There are no court cases addressing OPRA requests for photos of arrested defendants, but the GRC’s position that Executive Order 69’s exemption applies to mugshots seems reasonable.

A Rare Court Opinion On OPRA’s Security Exemption

In 2016, the Supreme Court, in Gilleran v. Bloomfield Tp., for the first time addressed OPRA’s exemption for security information which, if disclosed, would jeopardize security of a building or create a risk to a person’s safety. The Court held that the exemption applies to footage from a building’s surveillance camera. Since this Supreme Court opinion, there has been almost no case law dealing with this security exemption, except for a single, unpublished 2018 Appellate Division opinion that determined the exemption covers computer security information.

The Appellate Division recently issued another unpublished opinion concerning the security exemption. Zezza v. Evesham Tp. Bd. of Ed. Although this opinion is not precedential, and breaks no new legal ground, it’s still worth noting, in view of the lack of case law in this area of OPRA.

The court held that the Board incorrectly denied an OPRA request for 35 seconds of footage from surveillance cameras on the grounds of a school, because it had made no showing that release of the video would compromise security. The Board did not submit any certifications describing security concerns, and in addition, the trial judge concluded that disclosing such a small amount of video footage would not expose any “surveillance weaknesses.”

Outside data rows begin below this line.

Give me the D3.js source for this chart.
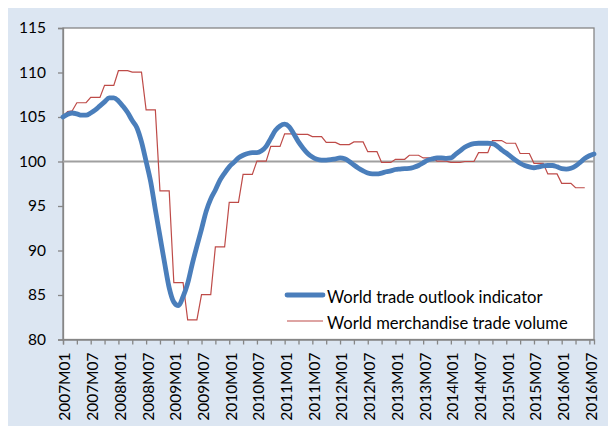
<!DOCTYPE html>
<html>
<head>
<meta charset="utf-8">
<script src="https://cdn.jsdelivr.net/npm/d3@7"></script>
<style>
    body { margin: 0; background: #fff; }
    svg text { font-family: Lato, "Open Sans", sans-serif; fill: #000; }
</style>
</head>
<body>
<div id="chart-area"></div>
<script>
const width = 608;
const height = 426;

// plot box, in pixels of the page
const plot = { left: 63, right: 594, top: 28, bottom: 339.5 };

// categories: 2007M01 .. 2016M08
const months = [];
for (let yr = 2007; yr <= 2016; yr++) {
    for (let mo = 1; mo <= 12; mo++) {
        if (yr === 2016 && mo > 8) break;
        months.push(yr + "M" + String(mo).padStart(2, "0"));
    }
}
const tickEvery = 3;
const labelEvery = 6;
const yTicks = [80, 85, 90, 95, 100, 105, 110, 115];
const baseline = 100;

const seriesNames = ["World trade outlook indicator", "World merchandise trade volume"];

// World trade outlook indicator, monthly 2007M01 - 2016M08
const outlookIndicator = [
    105.0, 105.3, 105.45, 105.35, 105.2, 105.2, 105.45, 105.8, 106.25, 106.7, 107.15, 107.15,
    106.8, 106.2, 105.5, 104.6, 103.8, 102.2, 100.0, 97.7, 94.6, 91.6, 88.6, 85.8,
    84.2, 83.8, 84.8, 86.3, 88.5, 90.5, 92.4, 94.4, 95.8, 96.8, 97.9, 98.7,
    99.4, 99.9, 100.4, 100.7, 100.9, 101.0, 101.0, 101.2, 101.7, 102.6, 103.5, 104.0,
    104.2, 103.9, 103.1, 102.2, 101.5, 100.9, 100.5, 100.25, 100.15, 100.15, 100.2, 100.3,
    100.4, 100.3, 100.0, 99.6, 99.25, 98.95, 98.7, 98.6, 98.6, 98.7, 98.85, 98.95,
    99.1, 99.15, 99.2, 99.22, 99.35, 99.55, 99.85, 100.15, 100.3, 100.4, 100.4, 100.35,
    100.4, 100.8, 101.2, 101.6, 101.85, 102.0, 102.05, 102.05, 102.05, 102.0, 101.75, 101.3,
    100.95, 100.55, 100.15, 99.8, 99.55, 99.4, 99.3, 99.4, 99.5, 99.55, 99.55, 99.4,
    99.2, 99.15, 99.25, 99.5, 99.9, 100.35, 100.65, 100.85
];

// World merchandise trade volume, monthly 2007M01 - 2016M06 (quarterly levels)
const merchandiseVolume = [
    105.1, 105.6, 105.7, 106.6, 106.6, 106.6, 107.2, 107.2, 107.2, 108.55, 108.55, 108.55,
    110.2, 110.2, 110.2, 110.05, 110.05, 110.05, 105.8, 105.8, 105.8, 96.7, 96.7, 96.7,
    86.4, 86.4, 86.4, 82.2, 82.2, 82.2, 85.05, 85.05, 85.05, 90.4, 90.4, 90.4,
    95.4, 95.4, 95.4, 98.55, 98.55, 98.55, 100.05, 100.05, 100.05, 101.7, 101.7, 101.7,
    103.1, 103.1, 103.1, 103.05, 103.05, 103.05, 102.8, 102.8, 102.8, 102.15, 102.15, 102.15,
    101.9, 101.9, 101.9, 102.2, 102.2, 102.2, 101.1, 101.1, 101.1, 99.9, 99.9, 99.9,
    100.25, 100.25, 100.25, 100.7, 100.7, 100.7, 100.4, 100.4, 100.4, 100.05, 100.05, 100.05,
    99.9, 99.9, 99.9, 100.0, 100.0, 100.0, 101.0, 101.0, 101.0, 102.35, 102.35, 102.35,
    102.05, 102.05, 102.05, 100.9, 100.9, 100.9, 99.8, 99.8, 99.8, 98.6, 98.6, 98.6,
    97.55, 97.55, 97.55, 97.05, 97.05, 97.05
];

const blue = "#4a7ebb";
const red = "#be4b48";
const frameGray = "#868686";

const svg = d3.select("#chart-area")
    .append("svg")
        .attr("width", width)
        .attr("height", height);

// light blue chart background
svg.append("rect")
    .attr("x", 8)
    .attr("y", 8)
    .attr("width", width - 8)
    .attr("height", height - 8)
    .attr("fill", "#dce6f2");

svg.append("rect")
    .attr("x", plot.left)
    .attr("y", plot.top)
    .attr("width", plot.right - plot.left)
    .attr("height", plot.bottom - plot.top)
    .attr("fill", "#fff")
    .attr("stroke", frameGray)
    .attr("stroke-width", 1.3);

const xMapping = d3.scalePoint()
    .domain(months)
    .range([plot.left, plot.right]);

const yMapping = d3.scaleLinear()
    .domain([80, 115])
    .range([plot.bottom, plot.top]);

// y axis
const yAxis = svg.append("g")
    .attr("transform", `translate(${plot.left}, 0)`)
    .call(d3.axisLeft(yMapping).tickValues(yTicks).tickSize(5).tickPadding(12));
yAxis.selectAll("text").style("font-size", "15.5px");

// x axis, tick every quarter, label every half year
const xAxis = svg.append("g")
    .attr("transform", `translate(0, ${plot.bottom})`)
    .call(d3.axisBottom(xMapping)
        .tickValues(months.filter((d, i) => i % tickEvery === 0))
        .tickSize(5)
        .tickFormat(d => months.indexOf(d) % labelEvery === 0 ? d : ""));
xAxis.selectAll("text")
    .style("font-size", "15.5px")
    .attr("text-anchor", "end")
    .attr("transform", "rotate(-90)")
    .attr("x", -13)
    .attr("y", 1.5)
    .attr("dy", "0.35em");

[yAxis, xAxis].forEach(ax => {
    ax.select(".domain").attr("stroke", frameGray).attr("stroke-width", 1.3);
    ax.selectAll(".tick line").attr("stroke", frameGray).attr("stroke-width", 1.3);
});

// reference line at 100
svg.append("line")
    .attr("x1", plot.left)
    .attr("x2", plot.right)
    .attr("y1", yMapping(baseline))
    .attr("y2", yMapping(baseline))
    .attr("stroke", "#a0a0a0")
    .attr("stroke-width", 1.8);

svg.append("path")
    .datum(merchandiseVolume)
    .attr("fill", "none")
    .attr("stroke", red)
    .attr("stroke-width", 1.2)
    .attr("d", d3.line()
        .x((d, i) => xMapping(months[i]))
        .y(d => yMapping(d)));

svg.append("path")
    .datum(outlookIndicator)
    .attr("fill", "none")
    .attr("stroke", blue)
    .attr("stroke-width", 4.8)
    .attr("stroke-linejoin", "round")
    .attr("stroke-linecap", "round")
    .attr("d", d3.line()
        .curve(d3.curveMonotoneX)
        .x((d, i) => xMapping(months[i]))
        .y(d => yMapping(d)));

// legend
const legend = svg.append("g")
    .attr("transform", "translate(287, 295)");

const legendItems = [
    { name: seriesNames[0], color: blue, w: 4.8 },
    { name: seriesNames[1], color: red, w: 1.2 }
];

legendItems.forEach((item, i) => {
    const row = legend.append("g").attr("transform", `translate(0, ${i * 26})`);
    row.append("line")
        .attr("x1", 0)
        .attr("x2", 36)
        .attr("stroke", item.color)
        .attr("stroke-width", item.w)
        .attr("stroke-linecap", item.w > 2 ? "round" : "butt");
    row.append("text")
        .attr("x", 40)
        .attr("y", 7.5)
        .style("font-size", "16.6px")
        .text(item.name);
});
</script>
</body>
</html>
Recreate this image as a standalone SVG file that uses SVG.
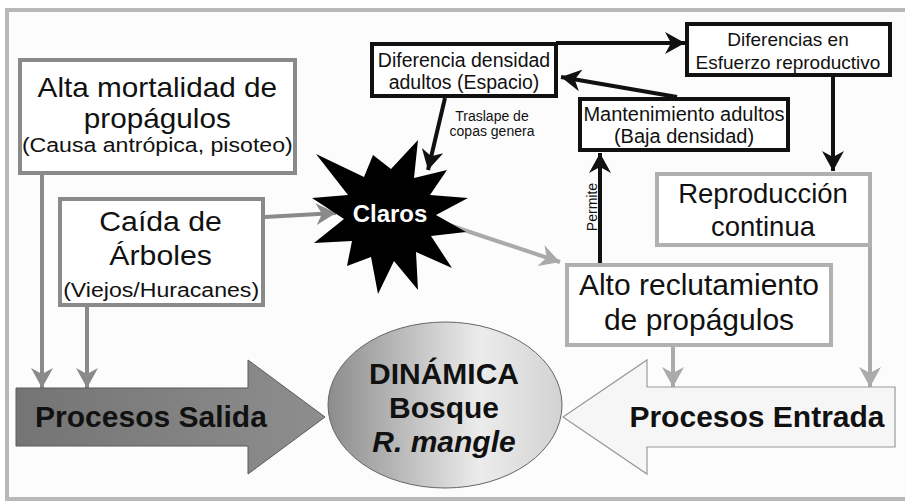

The Appellate Division correctly determined that under these circumstances, there’s no basis to apply the security exemption. It noted that in Gilleran, the Supreme Court expressly said that to rely on this exemption, “the governmental entity must establish that the security tool (here, the camera) produces information that, if disclosed, would create a risk to the security of the building or the persons therein because of the revealing nature of the product of that tool.”